Overall residential electricity prices for the next two years are estimated to fall slightly because a pipeline of new renewables supply and flat demand is taking pressure off price.

“Prices across Australia are likely to be down in states which have competitive markets, but there are regional supply chain factors that will affect price outcomes in the jurisdictions depending on where you live and how much electricity you use,” says AEMC Chief Executive, Anne Pearson.

Overall, a representative consumer will be paying around $28 less than today by July 2020 with the national average bill falling from $1,367 to $1,338.

Over the next two years the volume of new wind and solar capacity will drive the typical wholesale component cost down by $55 - offsetting small increases in other parts of the supply chain, with network costs flat and the environmental cost component up by $4.

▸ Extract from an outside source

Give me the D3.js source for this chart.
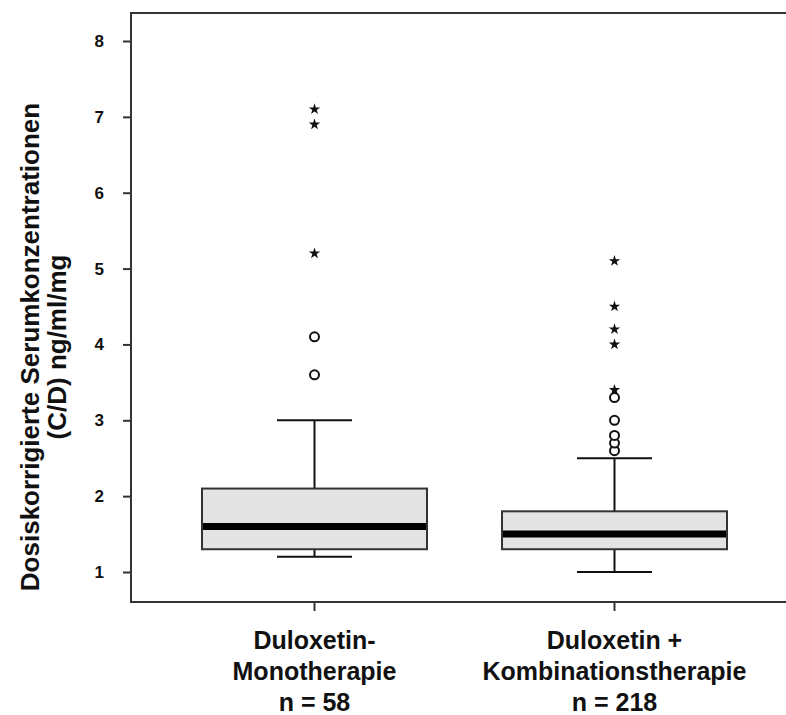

The report predicts some regionally-specific shifts over the next two years, including;

  • NSW prices estimated to fall despite rising environmental and transmission network costs
  • Victorian prices estimated to fall with decreasing wholesale and environmental costs offsetting increases across the rest of the supply chain
  • South-east Queensland prices are estimated to fall primarily due to decreasing wholesale costs.
  • South Australian prices are expected to fall, due to decreasing wholesale costs
  • Tasmania prices are expected to fall slightly over the next two years 
  • ACT prices are estimated to increase due to rising environmental and network costs
  • Western Australia and Northern Territory governments setting slight price rises

Ms Pearson says the energy sector’s challenge in years ahead will be to continue balancing electricity supply and demand as the energy market restructures.

“Cost control helps contain prices,” she said.

“The changing generation mix is affecting supply and demand at the wholesale end of the supply chain with a vast amount of new generation and battery storage entering the national electricity market.

“The large-scale renewable energy target (LRET) is putting downward pressure on prices nationally as large generation certificate (LGC) prices drop ahead of the scheme’s 2020 closure. The small-scale renewable energy scheme (SRES) is driving upward pressure on prices nationally in response to strong growth in take-up of solar PV and other technologies like solar hot water, small scale wind systems and source heat pumps.

“Our report shows networks account for around half of consumer bills. Managing the costs of connecting new generation will be a major challenge. We must avoid over-engineered solutions to stop gold plating and price spikes,” she said.